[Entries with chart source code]
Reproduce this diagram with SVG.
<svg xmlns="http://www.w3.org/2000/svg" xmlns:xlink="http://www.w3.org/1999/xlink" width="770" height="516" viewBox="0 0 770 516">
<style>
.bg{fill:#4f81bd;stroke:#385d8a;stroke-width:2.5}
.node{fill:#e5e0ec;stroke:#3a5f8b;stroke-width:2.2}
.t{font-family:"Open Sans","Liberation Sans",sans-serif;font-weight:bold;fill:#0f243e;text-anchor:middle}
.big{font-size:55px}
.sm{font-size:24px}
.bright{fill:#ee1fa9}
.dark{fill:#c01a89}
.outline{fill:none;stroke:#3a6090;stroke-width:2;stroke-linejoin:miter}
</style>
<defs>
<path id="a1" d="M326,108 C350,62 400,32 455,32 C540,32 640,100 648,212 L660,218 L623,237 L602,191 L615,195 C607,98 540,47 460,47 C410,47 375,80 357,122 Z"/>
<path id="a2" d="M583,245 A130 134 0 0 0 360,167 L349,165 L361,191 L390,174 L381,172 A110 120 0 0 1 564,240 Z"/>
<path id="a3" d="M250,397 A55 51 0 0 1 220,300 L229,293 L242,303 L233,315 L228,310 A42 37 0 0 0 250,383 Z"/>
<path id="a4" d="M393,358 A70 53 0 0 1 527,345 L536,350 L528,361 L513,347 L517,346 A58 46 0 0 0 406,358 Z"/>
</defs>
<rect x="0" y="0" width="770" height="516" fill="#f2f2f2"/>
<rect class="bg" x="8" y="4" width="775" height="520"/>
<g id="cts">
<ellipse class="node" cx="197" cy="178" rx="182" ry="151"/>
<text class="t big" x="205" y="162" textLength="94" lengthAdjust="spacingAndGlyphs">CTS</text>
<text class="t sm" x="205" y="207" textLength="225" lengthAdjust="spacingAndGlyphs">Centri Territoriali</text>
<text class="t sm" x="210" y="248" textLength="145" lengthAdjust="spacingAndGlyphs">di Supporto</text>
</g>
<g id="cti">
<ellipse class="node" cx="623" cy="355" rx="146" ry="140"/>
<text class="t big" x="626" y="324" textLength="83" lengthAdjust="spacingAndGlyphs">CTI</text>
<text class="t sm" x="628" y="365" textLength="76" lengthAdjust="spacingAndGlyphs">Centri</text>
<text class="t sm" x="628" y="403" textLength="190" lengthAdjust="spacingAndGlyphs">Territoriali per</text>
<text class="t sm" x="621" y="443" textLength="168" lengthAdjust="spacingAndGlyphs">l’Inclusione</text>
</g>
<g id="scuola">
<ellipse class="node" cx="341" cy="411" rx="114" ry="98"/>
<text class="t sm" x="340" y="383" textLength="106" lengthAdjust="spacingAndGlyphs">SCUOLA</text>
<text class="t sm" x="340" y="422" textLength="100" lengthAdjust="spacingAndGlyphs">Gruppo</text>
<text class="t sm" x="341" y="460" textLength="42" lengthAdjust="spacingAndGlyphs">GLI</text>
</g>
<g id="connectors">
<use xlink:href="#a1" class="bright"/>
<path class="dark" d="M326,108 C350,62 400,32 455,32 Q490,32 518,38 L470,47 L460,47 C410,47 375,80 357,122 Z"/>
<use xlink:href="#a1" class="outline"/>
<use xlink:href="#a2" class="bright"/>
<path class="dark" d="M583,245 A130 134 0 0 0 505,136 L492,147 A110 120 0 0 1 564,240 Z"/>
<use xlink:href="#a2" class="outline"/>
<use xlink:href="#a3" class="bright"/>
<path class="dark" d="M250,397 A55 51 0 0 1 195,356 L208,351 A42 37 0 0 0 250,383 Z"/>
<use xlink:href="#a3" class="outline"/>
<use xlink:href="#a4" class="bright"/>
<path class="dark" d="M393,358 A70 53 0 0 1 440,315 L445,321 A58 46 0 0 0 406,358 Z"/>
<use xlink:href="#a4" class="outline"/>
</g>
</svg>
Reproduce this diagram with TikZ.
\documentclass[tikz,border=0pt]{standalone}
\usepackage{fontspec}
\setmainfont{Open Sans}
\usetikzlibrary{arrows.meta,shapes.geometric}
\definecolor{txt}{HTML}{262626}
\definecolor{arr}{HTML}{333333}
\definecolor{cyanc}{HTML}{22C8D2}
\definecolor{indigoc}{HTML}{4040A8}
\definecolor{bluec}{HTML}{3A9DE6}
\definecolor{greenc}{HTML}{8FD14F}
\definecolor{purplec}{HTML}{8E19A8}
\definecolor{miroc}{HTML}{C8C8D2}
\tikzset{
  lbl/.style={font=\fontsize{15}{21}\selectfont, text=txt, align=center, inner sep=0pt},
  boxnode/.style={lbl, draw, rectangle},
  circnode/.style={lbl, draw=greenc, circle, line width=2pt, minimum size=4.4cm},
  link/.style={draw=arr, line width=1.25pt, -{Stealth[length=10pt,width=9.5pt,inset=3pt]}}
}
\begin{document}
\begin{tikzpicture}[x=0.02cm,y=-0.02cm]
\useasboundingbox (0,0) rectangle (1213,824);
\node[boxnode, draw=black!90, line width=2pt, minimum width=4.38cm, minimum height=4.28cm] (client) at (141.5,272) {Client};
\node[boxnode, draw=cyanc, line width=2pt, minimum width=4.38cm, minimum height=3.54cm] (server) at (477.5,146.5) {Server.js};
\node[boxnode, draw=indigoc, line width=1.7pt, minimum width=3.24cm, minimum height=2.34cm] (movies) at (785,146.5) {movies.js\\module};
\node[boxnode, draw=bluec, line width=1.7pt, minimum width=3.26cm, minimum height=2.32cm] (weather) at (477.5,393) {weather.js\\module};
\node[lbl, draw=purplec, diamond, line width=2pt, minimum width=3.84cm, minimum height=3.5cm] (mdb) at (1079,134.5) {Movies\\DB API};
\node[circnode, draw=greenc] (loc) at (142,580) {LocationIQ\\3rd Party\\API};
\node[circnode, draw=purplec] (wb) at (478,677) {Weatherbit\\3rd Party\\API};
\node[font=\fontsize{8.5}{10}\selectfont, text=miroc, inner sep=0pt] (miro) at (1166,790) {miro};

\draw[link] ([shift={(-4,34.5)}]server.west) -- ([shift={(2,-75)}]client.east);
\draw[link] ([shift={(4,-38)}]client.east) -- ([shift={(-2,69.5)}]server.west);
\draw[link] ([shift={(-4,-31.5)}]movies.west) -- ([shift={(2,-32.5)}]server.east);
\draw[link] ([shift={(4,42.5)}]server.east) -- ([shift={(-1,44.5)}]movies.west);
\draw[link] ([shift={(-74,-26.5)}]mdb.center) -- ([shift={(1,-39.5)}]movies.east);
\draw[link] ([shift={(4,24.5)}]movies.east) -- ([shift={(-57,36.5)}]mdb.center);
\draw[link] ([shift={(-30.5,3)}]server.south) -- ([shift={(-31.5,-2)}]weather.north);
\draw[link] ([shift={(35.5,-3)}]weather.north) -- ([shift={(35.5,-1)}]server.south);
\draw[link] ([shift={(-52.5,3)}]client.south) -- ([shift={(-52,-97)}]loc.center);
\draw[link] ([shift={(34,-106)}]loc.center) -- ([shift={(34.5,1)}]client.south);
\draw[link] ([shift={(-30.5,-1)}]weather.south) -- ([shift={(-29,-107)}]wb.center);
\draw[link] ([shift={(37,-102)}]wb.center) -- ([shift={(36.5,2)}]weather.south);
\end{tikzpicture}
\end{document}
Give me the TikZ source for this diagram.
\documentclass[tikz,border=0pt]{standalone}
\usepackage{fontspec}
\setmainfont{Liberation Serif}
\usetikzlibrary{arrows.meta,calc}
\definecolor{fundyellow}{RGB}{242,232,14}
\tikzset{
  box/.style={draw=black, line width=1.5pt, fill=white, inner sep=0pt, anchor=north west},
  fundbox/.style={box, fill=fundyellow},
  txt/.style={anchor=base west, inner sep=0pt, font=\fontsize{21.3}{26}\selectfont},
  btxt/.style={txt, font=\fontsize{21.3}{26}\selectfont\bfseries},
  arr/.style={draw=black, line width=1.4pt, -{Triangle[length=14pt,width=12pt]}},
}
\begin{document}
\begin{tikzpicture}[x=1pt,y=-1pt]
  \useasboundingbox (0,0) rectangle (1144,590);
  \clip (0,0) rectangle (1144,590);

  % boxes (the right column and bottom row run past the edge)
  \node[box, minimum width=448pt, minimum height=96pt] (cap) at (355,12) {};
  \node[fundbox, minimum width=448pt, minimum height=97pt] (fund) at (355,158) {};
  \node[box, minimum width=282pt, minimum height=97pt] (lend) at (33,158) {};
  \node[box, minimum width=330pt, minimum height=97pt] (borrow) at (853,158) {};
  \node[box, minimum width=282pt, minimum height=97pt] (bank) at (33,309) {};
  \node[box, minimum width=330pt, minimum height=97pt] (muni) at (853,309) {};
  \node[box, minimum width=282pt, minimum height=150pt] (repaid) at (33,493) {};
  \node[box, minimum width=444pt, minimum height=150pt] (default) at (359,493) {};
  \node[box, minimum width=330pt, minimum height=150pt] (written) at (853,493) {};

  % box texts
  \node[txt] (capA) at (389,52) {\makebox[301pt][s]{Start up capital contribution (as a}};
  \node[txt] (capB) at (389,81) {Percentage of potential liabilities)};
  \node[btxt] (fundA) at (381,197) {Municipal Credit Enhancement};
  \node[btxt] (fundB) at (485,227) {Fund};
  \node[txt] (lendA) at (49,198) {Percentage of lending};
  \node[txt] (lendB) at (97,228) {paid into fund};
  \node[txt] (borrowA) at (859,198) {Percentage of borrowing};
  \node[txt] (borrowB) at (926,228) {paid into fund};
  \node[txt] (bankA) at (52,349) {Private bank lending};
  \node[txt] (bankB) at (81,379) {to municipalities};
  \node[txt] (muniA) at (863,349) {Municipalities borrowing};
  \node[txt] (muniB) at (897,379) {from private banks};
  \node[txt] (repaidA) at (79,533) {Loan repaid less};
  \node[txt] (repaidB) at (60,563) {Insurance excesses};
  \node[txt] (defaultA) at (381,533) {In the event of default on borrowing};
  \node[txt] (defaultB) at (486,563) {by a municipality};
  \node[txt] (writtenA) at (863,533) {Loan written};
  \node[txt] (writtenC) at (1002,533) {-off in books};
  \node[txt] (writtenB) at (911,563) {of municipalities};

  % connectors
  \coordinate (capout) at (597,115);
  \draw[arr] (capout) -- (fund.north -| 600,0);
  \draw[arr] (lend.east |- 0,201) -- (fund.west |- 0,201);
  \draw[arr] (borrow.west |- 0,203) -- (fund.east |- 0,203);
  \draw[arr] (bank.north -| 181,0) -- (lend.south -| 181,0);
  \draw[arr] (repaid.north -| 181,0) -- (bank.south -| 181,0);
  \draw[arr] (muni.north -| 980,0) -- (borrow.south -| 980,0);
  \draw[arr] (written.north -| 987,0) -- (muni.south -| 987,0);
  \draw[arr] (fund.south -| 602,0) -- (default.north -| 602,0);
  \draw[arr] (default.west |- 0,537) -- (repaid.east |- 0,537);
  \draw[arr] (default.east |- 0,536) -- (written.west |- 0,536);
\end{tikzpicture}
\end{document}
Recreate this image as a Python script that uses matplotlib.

_Written problem_: From the listing above, collect each line in which the string "Reproduce" appears.

_The answer_:
Reproduce this diagram with SVG.
Reproduce this diagram with TikZ.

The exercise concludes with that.